[Entries with chart source code]
++++++++++

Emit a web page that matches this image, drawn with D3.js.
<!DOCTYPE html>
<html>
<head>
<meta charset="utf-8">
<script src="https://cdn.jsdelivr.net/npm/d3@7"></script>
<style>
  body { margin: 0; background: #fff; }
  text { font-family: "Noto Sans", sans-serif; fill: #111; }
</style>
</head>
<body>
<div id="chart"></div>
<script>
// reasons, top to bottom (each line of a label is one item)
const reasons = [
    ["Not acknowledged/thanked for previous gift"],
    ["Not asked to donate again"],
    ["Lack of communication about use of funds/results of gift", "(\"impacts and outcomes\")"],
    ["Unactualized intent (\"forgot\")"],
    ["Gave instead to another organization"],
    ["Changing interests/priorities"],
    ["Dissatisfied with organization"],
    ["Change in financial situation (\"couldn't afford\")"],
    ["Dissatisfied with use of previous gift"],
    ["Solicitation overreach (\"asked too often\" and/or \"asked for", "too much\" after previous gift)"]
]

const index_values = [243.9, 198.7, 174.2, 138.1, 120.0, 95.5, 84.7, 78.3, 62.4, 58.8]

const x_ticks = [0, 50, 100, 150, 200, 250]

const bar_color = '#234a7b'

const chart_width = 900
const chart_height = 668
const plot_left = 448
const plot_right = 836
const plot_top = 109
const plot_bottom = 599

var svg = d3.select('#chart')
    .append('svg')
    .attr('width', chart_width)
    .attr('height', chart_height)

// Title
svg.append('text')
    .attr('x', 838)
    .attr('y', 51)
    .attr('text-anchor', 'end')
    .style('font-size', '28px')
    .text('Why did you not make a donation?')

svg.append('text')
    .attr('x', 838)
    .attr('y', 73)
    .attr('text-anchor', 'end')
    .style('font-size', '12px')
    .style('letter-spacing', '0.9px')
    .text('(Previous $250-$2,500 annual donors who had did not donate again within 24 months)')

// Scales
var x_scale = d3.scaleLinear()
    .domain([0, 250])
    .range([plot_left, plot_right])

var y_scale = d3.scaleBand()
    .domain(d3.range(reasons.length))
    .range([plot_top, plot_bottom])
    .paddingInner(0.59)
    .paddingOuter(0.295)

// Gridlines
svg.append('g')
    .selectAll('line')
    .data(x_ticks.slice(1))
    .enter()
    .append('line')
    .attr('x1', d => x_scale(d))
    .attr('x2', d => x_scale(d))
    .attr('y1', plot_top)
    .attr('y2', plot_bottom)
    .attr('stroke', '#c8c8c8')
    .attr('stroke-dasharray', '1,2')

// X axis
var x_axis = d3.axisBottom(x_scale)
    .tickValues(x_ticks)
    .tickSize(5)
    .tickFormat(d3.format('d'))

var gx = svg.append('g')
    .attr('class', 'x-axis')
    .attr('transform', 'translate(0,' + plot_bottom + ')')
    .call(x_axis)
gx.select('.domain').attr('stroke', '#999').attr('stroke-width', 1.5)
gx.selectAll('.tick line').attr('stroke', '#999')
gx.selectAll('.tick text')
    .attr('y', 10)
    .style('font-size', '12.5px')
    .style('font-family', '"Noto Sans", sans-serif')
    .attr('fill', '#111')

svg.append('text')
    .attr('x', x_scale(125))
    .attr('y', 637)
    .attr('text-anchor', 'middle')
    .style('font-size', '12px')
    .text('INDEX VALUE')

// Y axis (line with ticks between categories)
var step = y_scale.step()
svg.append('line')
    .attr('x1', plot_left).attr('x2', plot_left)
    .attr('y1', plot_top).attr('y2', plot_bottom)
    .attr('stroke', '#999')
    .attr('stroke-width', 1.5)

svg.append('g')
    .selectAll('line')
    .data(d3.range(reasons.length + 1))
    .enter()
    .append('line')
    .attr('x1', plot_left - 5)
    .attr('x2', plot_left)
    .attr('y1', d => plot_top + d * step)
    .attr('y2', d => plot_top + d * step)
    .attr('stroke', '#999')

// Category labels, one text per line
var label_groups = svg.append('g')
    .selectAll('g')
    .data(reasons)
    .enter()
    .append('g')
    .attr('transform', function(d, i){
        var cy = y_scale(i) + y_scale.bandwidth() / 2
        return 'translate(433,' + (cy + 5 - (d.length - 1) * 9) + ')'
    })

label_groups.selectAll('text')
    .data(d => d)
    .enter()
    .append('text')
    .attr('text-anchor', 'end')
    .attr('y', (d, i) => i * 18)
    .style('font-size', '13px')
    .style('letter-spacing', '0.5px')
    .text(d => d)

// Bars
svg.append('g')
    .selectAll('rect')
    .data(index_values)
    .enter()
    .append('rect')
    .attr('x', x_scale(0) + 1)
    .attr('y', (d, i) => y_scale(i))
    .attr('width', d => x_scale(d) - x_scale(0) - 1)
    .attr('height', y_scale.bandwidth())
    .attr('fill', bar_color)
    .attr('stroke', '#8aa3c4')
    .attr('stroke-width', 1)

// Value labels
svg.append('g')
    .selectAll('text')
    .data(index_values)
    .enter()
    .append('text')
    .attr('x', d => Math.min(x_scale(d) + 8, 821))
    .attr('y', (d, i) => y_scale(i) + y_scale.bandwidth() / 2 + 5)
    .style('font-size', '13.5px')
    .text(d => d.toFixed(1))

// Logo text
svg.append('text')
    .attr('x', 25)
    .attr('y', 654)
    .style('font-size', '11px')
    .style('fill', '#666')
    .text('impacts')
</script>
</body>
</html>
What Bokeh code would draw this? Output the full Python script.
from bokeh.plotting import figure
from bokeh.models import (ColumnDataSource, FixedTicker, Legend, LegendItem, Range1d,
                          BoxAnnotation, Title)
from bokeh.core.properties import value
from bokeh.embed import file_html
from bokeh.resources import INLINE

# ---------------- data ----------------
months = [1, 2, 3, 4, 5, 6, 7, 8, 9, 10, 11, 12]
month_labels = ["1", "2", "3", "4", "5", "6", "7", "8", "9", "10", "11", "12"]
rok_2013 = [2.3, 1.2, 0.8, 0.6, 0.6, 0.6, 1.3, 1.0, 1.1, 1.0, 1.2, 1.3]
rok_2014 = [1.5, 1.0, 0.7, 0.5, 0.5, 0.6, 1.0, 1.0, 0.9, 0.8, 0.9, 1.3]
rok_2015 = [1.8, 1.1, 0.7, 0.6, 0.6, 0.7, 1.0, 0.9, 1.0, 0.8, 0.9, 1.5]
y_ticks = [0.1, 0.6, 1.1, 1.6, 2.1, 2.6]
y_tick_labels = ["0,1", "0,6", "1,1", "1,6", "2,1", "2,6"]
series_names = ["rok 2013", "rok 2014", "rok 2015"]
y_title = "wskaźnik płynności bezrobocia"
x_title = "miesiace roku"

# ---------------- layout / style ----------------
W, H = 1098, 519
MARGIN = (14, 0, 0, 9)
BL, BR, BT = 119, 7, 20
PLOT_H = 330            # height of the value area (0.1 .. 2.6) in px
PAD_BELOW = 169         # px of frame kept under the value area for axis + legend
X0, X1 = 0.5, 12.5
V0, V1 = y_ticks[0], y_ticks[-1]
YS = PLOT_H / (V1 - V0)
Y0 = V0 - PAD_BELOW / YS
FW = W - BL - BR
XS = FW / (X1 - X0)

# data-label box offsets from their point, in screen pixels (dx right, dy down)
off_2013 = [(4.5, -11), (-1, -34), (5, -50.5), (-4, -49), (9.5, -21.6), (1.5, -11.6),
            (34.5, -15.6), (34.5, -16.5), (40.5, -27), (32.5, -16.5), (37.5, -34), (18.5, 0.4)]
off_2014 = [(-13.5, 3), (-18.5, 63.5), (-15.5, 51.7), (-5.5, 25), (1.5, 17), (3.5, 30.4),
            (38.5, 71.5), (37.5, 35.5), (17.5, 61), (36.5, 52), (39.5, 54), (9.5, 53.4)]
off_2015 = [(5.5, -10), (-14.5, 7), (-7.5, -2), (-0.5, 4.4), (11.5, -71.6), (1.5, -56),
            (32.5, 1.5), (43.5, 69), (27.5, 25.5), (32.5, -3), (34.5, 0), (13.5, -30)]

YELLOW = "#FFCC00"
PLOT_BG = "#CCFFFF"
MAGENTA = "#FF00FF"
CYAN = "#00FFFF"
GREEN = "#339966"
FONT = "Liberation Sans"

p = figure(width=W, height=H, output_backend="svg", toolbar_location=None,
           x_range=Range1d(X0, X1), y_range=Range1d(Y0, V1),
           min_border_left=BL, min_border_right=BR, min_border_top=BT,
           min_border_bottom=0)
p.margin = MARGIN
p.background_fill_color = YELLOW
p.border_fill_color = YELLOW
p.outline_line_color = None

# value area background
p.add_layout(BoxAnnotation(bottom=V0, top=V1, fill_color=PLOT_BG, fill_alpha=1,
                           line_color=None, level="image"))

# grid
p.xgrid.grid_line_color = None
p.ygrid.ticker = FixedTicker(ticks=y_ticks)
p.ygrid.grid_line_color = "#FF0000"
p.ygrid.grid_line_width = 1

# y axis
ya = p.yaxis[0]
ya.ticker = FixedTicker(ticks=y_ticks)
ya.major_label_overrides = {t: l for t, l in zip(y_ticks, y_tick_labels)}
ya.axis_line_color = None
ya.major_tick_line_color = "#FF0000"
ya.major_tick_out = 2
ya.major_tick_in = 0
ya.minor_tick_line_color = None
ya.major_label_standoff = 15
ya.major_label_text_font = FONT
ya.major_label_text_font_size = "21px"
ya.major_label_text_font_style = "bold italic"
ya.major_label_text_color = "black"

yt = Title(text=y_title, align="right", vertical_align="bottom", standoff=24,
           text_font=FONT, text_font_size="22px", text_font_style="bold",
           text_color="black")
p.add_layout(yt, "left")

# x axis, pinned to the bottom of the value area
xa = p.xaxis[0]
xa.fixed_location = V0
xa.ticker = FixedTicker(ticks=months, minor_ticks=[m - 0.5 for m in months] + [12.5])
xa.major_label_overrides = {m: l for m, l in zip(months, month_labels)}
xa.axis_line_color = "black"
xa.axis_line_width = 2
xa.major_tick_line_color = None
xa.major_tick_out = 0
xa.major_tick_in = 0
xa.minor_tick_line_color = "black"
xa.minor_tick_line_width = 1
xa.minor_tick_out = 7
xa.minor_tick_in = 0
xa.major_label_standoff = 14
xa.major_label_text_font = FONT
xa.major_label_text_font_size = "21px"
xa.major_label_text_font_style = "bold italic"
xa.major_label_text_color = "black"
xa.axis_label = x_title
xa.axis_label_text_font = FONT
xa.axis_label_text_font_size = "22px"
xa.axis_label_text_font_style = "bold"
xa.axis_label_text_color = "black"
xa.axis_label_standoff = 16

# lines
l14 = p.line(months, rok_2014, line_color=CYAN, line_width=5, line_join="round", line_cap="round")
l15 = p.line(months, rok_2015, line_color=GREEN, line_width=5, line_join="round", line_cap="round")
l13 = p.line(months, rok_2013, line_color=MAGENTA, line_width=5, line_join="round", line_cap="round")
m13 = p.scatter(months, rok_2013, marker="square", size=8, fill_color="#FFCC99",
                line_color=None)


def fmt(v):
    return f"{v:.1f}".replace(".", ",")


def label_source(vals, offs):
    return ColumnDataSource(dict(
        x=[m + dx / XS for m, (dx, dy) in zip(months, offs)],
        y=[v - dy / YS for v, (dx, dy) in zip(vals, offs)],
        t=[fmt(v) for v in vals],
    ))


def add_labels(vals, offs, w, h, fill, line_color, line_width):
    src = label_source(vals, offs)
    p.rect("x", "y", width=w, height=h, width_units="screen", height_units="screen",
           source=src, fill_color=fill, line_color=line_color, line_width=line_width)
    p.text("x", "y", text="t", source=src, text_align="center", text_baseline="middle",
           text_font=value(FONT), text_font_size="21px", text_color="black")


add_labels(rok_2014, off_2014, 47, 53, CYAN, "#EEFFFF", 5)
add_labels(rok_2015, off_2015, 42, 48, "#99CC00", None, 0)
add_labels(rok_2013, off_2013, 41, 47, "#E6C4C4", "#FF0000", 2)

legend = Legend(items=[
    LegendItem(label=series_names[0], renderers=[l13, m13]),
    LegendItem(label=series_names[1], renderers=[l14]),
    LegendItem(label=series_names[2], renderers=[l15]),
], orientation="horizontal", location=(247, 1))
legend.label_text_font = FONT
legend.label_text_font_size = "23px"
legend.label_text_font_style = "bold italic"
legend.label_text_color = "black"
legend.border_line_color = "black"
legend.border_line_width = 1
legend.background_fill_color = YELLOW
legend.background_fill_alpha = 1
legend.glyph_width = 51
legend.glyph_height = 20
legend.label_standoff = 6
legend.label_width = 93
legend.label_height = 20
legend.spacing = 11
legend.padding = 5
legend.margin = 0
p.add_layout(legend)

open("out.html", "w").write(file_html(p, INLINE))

++++++++++

What is being asked: What is needed is an exact copy of the lines from the start of the listing through the line where "const bar_color = '#234a7b'" sits, please, both end lines included and nothing more.

The output:
Emit a web page that matches this image, drawn with D3.js.
<!DOCTYPE html>
<html>
<head>
<meta charset="utf-8">
<script src="https://cdn.jsdelivr.net/npm/d3@7"></script>
<style>
  body { margin: 0; background: #fff; }
  text { font-family: "Noto Sans", sans-serif; fill: #111; }
</style>
</head>
<body>
<div id="chart"></div>
<script>
// reasons, top to bottom (each line of a label is one item)
const reasons = [
    ["Not acknowledged/thanked for previous gift"],
    ["Not asked to donate again"],
    ["Lack of communication about use of funds/results of gift", "(\"impacts and outcomes\")"],
    ["Unactualized intent (\"forgot\")"],
    ["Gave instead to another organization"],
    ["Changing interests/priorities"],
    ["Dissatisfied with organization"],
    ["Change in financial situation (\"couldn't afford\")"],
    ["Dissatisfied with use of previous gift"],
    ["Solicitation overreach (\"asked too often\" and/or \"asked for", "too much\" after previous gift)"]
]

const index_values = [243.9, 198.7, 174.2, 138.1, 120.0, 95.5, 84.7, 78.3, 62.4, 58.8]

const x_ticks = [0, 50, 100, 150, 200, 250]

const bar_color = '#234a7b'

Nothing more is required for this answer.